You have three options for requesting your Tennessee driving history (officially a moving violation report or MVR). The most convenient is to order one online, which you can do by visiting this page of the Tennessee State Government. Ordering your driving record online will cost you $7 and you will need your name, birth date, and license number when filling out the form. Alternatively, you can visit a Driver Service Center in person or request that a record by delivered to you by mail. An in-person or mail request for a driving record costs $5. Also, if you are simply curious about your driving record and do not need an official copy then you can utilize a third-party database, such as SearchQuarry.com.
You will need to pass a Tennessee driving test to get a Tennessee MVC license if your out-of-state license has been expired for more than six months, you have a license from a foreign country, or this is your first license. The test typically includes a vision screening, knowledge exam, and road skills test. If you are applying for a Class D (regular driver’s license) or a motorcycle license, then you can do so online using the Tennessee MVC Driver Services’ e-Services.
When moving to Tennessee you will need to get a Tennessee driver’s license within 30 days of your arrival if you want to continue driving legally in the state. You can begin the application process for a Tennessee license online using the e-Services, but ultimately you will need to visit a Driver Service Center in person to complete the application. Starting the application online, however, could save you some time waiting in line. All valid out-of-state U.S. licenses can be exchanged for a Tennessee one, whereas if you have a foreign license or an expired license then you will need to apply for a new license (and complete mandatory tests). When you visit the Driver Service Center bring with you your current license, two proofs of Tennessee residency, proof of U.S. citizenship or legal residency, Social Security Number, and, if applicable, proof of name change.

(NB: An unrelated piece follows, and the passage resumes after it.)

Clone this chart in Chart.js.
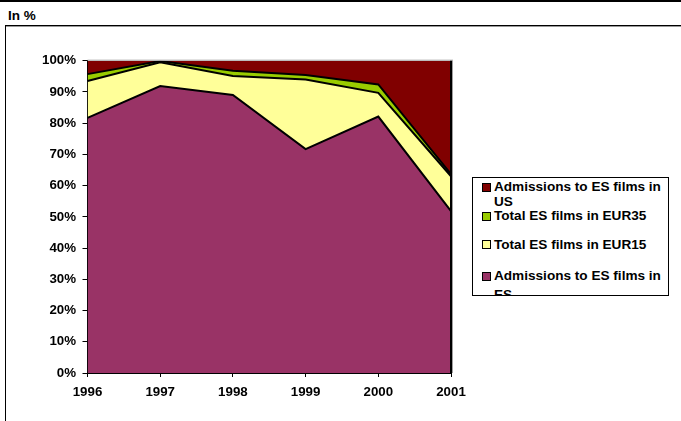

While the Tennessee MVC does have a dedicated page for Forms, which can be found here, this page will probably be of limited use to you unless you are a motor vehicle dealer. Unfortunately, and somewhat unusually, the Tennessee MVC Driver Services website doesn’t feature a dedicated Forms page. However, if you visit their home page you will find links to some commonly used forms, including crash reports and driving records.
Unfortunately, there is no statewide, centralized website for paying Tennessee traffic tickets online. Instead, you will have to find out which court you have to pay your ticket to. Fortunately, many cities and counties have their own online services that allow you to pay for traffic tickets online rather than having to visit the court in person. Memphis, for example, has an e-payment service and also has designated police stations that you can visit for paying a fine in person, if you can’t make it to the courthouse itself.
Vehicle registration in Tennessee is a bit different than in other states. That’s because titles and registrations are handled by each individual county rather than by the state government. As a result, if you want to register a vehicle in Tennessee then you will have to visit the County Clerk’s Office. Some cities and counties now allow you to renew your registration online, such as Nashville, but if this is the first registration for your vehicle then you will need to visit the County Clerk in person. You can find a list of County Clerk Offices here.
Again, titling is handled by the Tennessee County Clerk’s Office and not by the Tennessee MVC or Tennessee Driver Services. If you buy a vehicle from a dealership then the dealership should handle the title transfer for you. However, if you are buying a used vehicle from a private individual then you will need to have the title reassigned to you. This can be done by visiting the County Clerk’s Office in person at the same time as when you register the vehicle.